** Start Supplied information **
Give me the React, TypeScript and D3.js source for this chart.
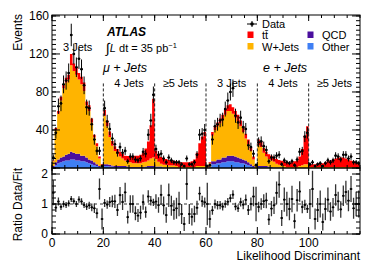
import * as d3 from "d3"

// 120 bins of the likelihood discriminant: mu+jets (0-59) then e+jets (60-119),
// 20 bins each for 3, 4 and >=5 jets
const other = [
  1, 3, 5, 6, 7, 8, 8, 9, 9, 8, 8, 7, 7, 6, 5, 4, 3, 2, 1, 0,
  2, 2, 1.5, 1.5, 1, 1, 1, 1, 1, 1, 0.5, 0.5, 0.5, 0.5, 0.5, 0.5, 1, 1, 1, 1,
  1, 1, 1, 0.5, 0.5, 0.5, 0.5, 0.5, 0, 0, 0, 0, 0, 0, 0, 0, 0, 0, 0, 0,
  0, 1, 4, 4, 5, 5, 6, 6, 7, 7, 7, 6, 6, 5, 5, 4, 3, 2, 1, 0,
  1, 1, 1, 1, 1, 0.5, 0.5, 0.5, 0.5, 0.5, 0, 0, 0, 0, 0, 0, 0, 0, 0, 0,
  0, 0, 0, 0, 0, 0, 0, 0, 0, 0, 0, 0, 0, 0, 0, 0, 0, 0, 0, 0,
]
const qcd = [
  1, 3, 4, 5, 5, 6, 7, 8, 7, 7, 7, 6, 6, 5, 4, 4, 3, 2, 1, 0,
  2, 2, 2, 1, 1, 1, 1, 1, 1, 0.5, 0.5, 0.5, 0.5, 0.5, 0.5, 0.5, 0.5, 1, 1, 1,
  0.5, 0.5, 0.5, 0, 0, 0, 0, 0, 0, 0, 0, 0, 0, 0, 0, 0, 0, 0, 0, 0,
  0, 0, 3, 3, 4, 4, 5, 5, 6, 6, 6, 6, 5, 5, 4, 4, 3, 2, 1, 0,
  1, 1, 1, 1, 0.5, 0.5, 0, 0, 0, 0, 0, 0, 0, 0, 0, 0, 0, 0, 0, 0,
  0, 0, 0, 0, 0, 0, 0, 0, 0, 0, 0, 0, 0, 0, 0, 0, 0, 0, 0, 0,
]
const wjets = [
  5, 34, 48, 60, 72, 76, 78, 91, 86, 83, 78, 75, 68, 55, 51, 40, 26, 19, 8, 3,
  51, 40, 29, 21, 16, 13, 10, 8, 6, 5, 5, 4, 4, 4, 4, 5, 5, 6, 8, 9,
  8, 5, 3, 3, 3, 2, 2, 2, 2, 1, 1, 1, 1, 1, 1, 1, 2, 2, 2, 2,
  1, 4, 27, 33, 35, 38, 40, 45, 47, 47, 44, 41, 38, 34, 29, 23, 19, 14, 7, 2,
  22, 20, 14, 10, 8, 7, 6, 4, 3, 2, 2, 1, 1, 1, 1, 1, 2, 3, 4, 4,
  1, 1, 1, 1, 1, 1, 1, 1, 1, 1, 1, 1, 1, 1, 1, 1, 1, 1, 1, 1,
]
const ttbar = [
  1, 2, 3, 4, 4, 5, 5, 12, 8, 8, 7, 8, 9, 4, 6, 4, 3, 3, 2, 1,
  6, 6, 6, 5, 5, 5, 5, 5, 5, 6, 6, 7, 8, 8, 9, 10, 14, 20, 35, 62,
  9, 8, 7, 7, 6, 6, 6, 5, 5, 5, 5, 5, 5, 5, 6, 8, 14, 24, 31, 36,
  1, 1, 4, 4, 4, 5, 5, 6, 6, 7, 7, 7, 7, 6, 6, 5, 5, 4, 3, 1,
  6, 6, 5, 5, 5, 5, 5, 5, 5, 5, 5, 5, 5, 5, 6, 7, 10, 17, 30, 40,
  3, 3, 3, 4, 4, 4, 5, 6, 7, 8, 9, 10, 10, 10, 9, 8, 7, 6, 5, 4,
]
const data = [
  11, 37, 65, 68, 88, 92, 100, 140, 120, 106, 115, 104, 87, 64, 63, 46, 30, 18, 18, 2,
  63, 49, 41, 31, 25, 16, 22, 16, 18, 7, 12, 12, 9, 8, 10, 17, 15, 35, 50, 77,
  20, 14, 15, 10, 6, 11, 8, 6, 6, 6, 4, 2, 10, 4, 4, 6, 14, 35, 36, 40,
  2, 3, 30, 44, 46, 50, 51, 62, 71, 80, 84, 55, 48, 53, 43, 41, 24, 22, 15, 3,
  27, 28, 23, 19, 7, 11, 11, 13, 14, 4, 8, 6, 5, 7, 3, 9, 17, 18, 33, 37,
  4, 6, 2, 4, 5, 2, 5, 8, 6, 8, 13, 12, 9, 14, 14, 10, 12, 6, 6, 5,
]

const jetLabels = ["3 Jets", "4 Jets", "\u22655 Jets", "3 Jets", "4 Jets", "\u22655 Jets"]
const channelBounds = [20, 40, 60, 80, 100]
const xTicks = [0, 20, 40, 60, 80, 100]
const yTicks = [0, 40, 80, 120, 160]
const yLabels = [40, 80, 120, 160]
const rTicks = [0, 1, 2]

const keys = ["other", "qcd", "wjets", "ttbar"] as const
const colors: Record<(typeof keys)[number], string> = {
  other: "#3f7ff4",
  qcd: "#4a0f9e",
  wjets: "#ffb400",
  ttbar: "#ff0000",
}

const FONT = "'Liberation Sans', Arial, Helvetica, sans-serif"
const W = 374
const H = 272
const L = 52
const R = 360
const T = 15
const S = 168
const B = 234

export default function App() {
  const x = d3.scaleLinear().domain([0, 120]).range([L, R])
  const y = d3.scaleLinear().domain([0, 161]).range([S, T])
  const yr = d3.scaleLinear().domain([0, 2.2]).range([B, S])

  const rows = data.map((_, i) => ({ i, other: other[i], qcd: qcd[i], wjets: wjets[i], ttbar: ttbar[i] }))
  const stacked = d3.stack<(typeof rows)[number]>().keys(keys as unknown as string[])(rows)
  const total = rows.map(r => r.other + r.qcd + r.wjets + r.ttbar)

  type Pt = { xv: number; y0: number; y1: number }
  const area = d3.area<Pt>().x(d => x(d.xv)).y0(d => y(d.y0)).y1(d => y(d.y1))
  const stepPts = (layer: d3.Series<(typeof rows)[number], string>): Pt[] =>
    layer.flatMap((d, i) => [
      { xv: i, y0: d[0], y1: d[1] },
      { xv: i + 1, y0: d[0], y1: d[1] },
    ])

  const ticksV = (vals: number[], sc: (v: number) => number, len: number) =>
    vals.map(v => `M${L},${sc(v)}h${len}M${R},${sc(v)}h${-len}`).join("")
  const ticksH = (vals: number[], y0: number, y1: number, len: number) =>
    vals.map(v => `M${x(v)},${y0}v${-len}M${x(v)},${y1}v${len}`).join("")

  const minorX = d3.range(0, 121, 5)
  const minorY = d3.range(0, 161, 5)
  const minorR = d3.range(0, 2.21, 0.2)

  const dataPath = data
    .map((n, i) => {
      const cx = x(i + 0.5)
      const e = Math.sqrt(n)
      return `M${x(i)},${y(n)}H${x(i + 1)}M${cx},${y(n + e)}V${y(Math.max(n - e, 0))}`
    })
    .join("")

  const ratio = data.map((n, i) => ({ i, r: n / total[i], e: Math.sqrt(n) / total[i], n }))
  const ratioPath = ratio
    .filter(d => d.n > 0)
    .map(d => {
      const cx = x(d.i + 0.5)
      return `M${x(d.i)},${yr(d.r)}H${x(d.i + 1)}M${cx},${yr(d.r + d.e)}V${yr(Math.max(d.r - d.e, 0))}`
    })
    .join("")

  const legendLeft = [
    { key: "ttbar", label: "tt\u0304", y: 35 },
    { key: "wjets", label: "W+Jets", y: 46.5 },
  ] as const
  const legendRight = [
    { key: "qcd", label: "QCD", y: 35 },
    { key: "other", label: "Other", y: 46.5 },
  ] as const

  return (
    <svg width={W} height={H} style={{ position: "absolute", left: 0, top: 0, background: "#fff" }} fontFamily={FONT}>
      <defs>
        <clipPath id="upper"><rect x={L} y={T} width={R - L} height={S - T} /></clipPath>
        <clipPath id="lower"><rect x={L} y={S} width={R - L} height={B - S} /></clipPath>
      </defs>

      <g clipPath="url(#upper)">
        {stacked.map(layer => (
          <path key={layer.key} d={area(stepPts(layer)) || ""} fill={colors[layer.key as keyof typeof colors]} />
        ))}
        {channelBounds.map(v => (
          <line key={v} x1={x(v)} x2={x(v)} y1={y(89)} y2={S} stroke="#222" strokeWidth={1} strokeDasharray="3,2" />
        ))}
        <path d={dataPath} stroke="#000" strokeWidth={1} fill="none" />
        {data.map((n, i) => (
          <circle key={i} cx={x(i + 0.5)} cy={y(n)} r={1.3} fill="#000" />
        ))}
      </g>

      <g clipPath="url(#lower)">
        <line x1={L} x2={R} y1={yr(1)} y2={yr(1)} stroke="#333" strokeDasharray="3,3" />
        <path d={ratioPath} stroke="#333" strokeWidth={1.3} fill="none" />
        {ratio.filter(d => d.n > 0).map(d => (
          <circle key={d.i} cx={x(d.i + 0.5)} cy={yr(d.r)} r={1.1} fill="#000" />
        ))}
      </g>

      {/* frames and ticks */}
      <rect x={L} y={T} width={R - L} height={S - T} fill="none" stroke="#000" />
      <rect x={L} y={S} width={R - L} height={B - S} fill="none" stroke="#000" />
      <path
        d={
          ticksV(minorY, y, 4) + ticksV(yTicks, y, 8) +
          ticksV(minorR, yr, 4) + ticksV(rTicks, yr, 8) +
          ticksH(minorX, S, T, 3) + ticksH(xTicks, S, T, 6) +
          ticksH(minorX, B, S, 3) + ticksH(xTicks, B, S, 7)
        }
        stroke="#000"
        strokeWidth={1}
        fill="none"
      />

      {/* axis labels */}
      <g fontSize={12} fill="#000">
        {yLabels.map(v => (
          <text key={v} x={L - 3} y={y(v) + 4.3} textAnchor="end">{v}</text>
        ))}
        {rTicks.map(v => (
          <text key={v} x={L - 4} y={yr(v) + 4.3} textAnchor="end">{v}</text>
        ))}
        {xTicks.map(v => (
          <text key={v} x={x(v)} y={247} textAnchor="middle">{v}</text>
        ))}
        <text x={R} y={260} textAnchor="end">Likelihood Discriminant</text>
        <text transform={`translate(22,${T - 1}) rotate(-90)`} textAnchor="end">Events</text>
        <text transform={`translate(22,${S}) rotate(-90)`} textAnchor="end">Ratio Data/Fit</text>
      </g>

      {/* channel and jet labels */}
      <g fontSize={11} fill="#000" textAnchor="middle">
        {jetLabels.map((lab, k) => (
          <text key={k} x={x(20 * k + 10)} y={k === 0 ? 51 : 87}>{lab}</text>
        ))}
      </g>
      <g fontSize={12.5} fontStyle="italic" fill="#000">
        <text x={103} y={72}>{"\u03bc + Jets"}</text>
        <text x={263} y={72}>e + Jets</text>
      </g>
      <text x={107} y={36} fontSize={12} fontWeight="bold" fontStyle="italic">ATLAS</text>
      <text x={106} y={52} fontSize={11}>
        <tspan fontSize={14} dy={1}>{"\u222b"}</tspan>
        <tspan dy={-1} fontStyle="italic">L</tspan>
        <tspan> dt = 35 pb</tspan>
        <tspan fontSize={7.5} dy={-4.5}>{"\u22121"}</tspan>
      </text>

      {/* legend */}
      <g fontSize={11} fill="#000">
        <line x1={247} x2={257} y1={24} y2={24} stroke="#000" />
        <line x1={252} x2={252} y1={21} y2={27} stroke="#000" />
        <circle cx={252} cy={24} r={1.8} fill="#000" />
        <text x={262} y={28}>Data</text>
        {legendLeft.map(d => (
          <g key={d.key}>
            <rect x={247.5} y={d.y - 3.5} width={6} height={6.5} fill={colors[d.key]} />
            <text x={262} y={d.y + 4}>{d.label}</text>
          </g>
        ))}
        {legendRight.map(d => (
          <g key={d.key}>
            <rect x={307.5} y={d.y - 3.5} width={6} height={6.5} fill={colors[d.key]} />
            <text x={322} y={d.y + 4}>{d.label}</text>
          </g>
        ))}
      </g>
    </svg>
  )
}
** End Supplied information **
Write out exactly the lines between the start of the data and the line with "import * as", including both, but none of the pictures.

Expected output =
Give me the React, TypeScript and D3.js source for this chart.
import * as d3 from "d3"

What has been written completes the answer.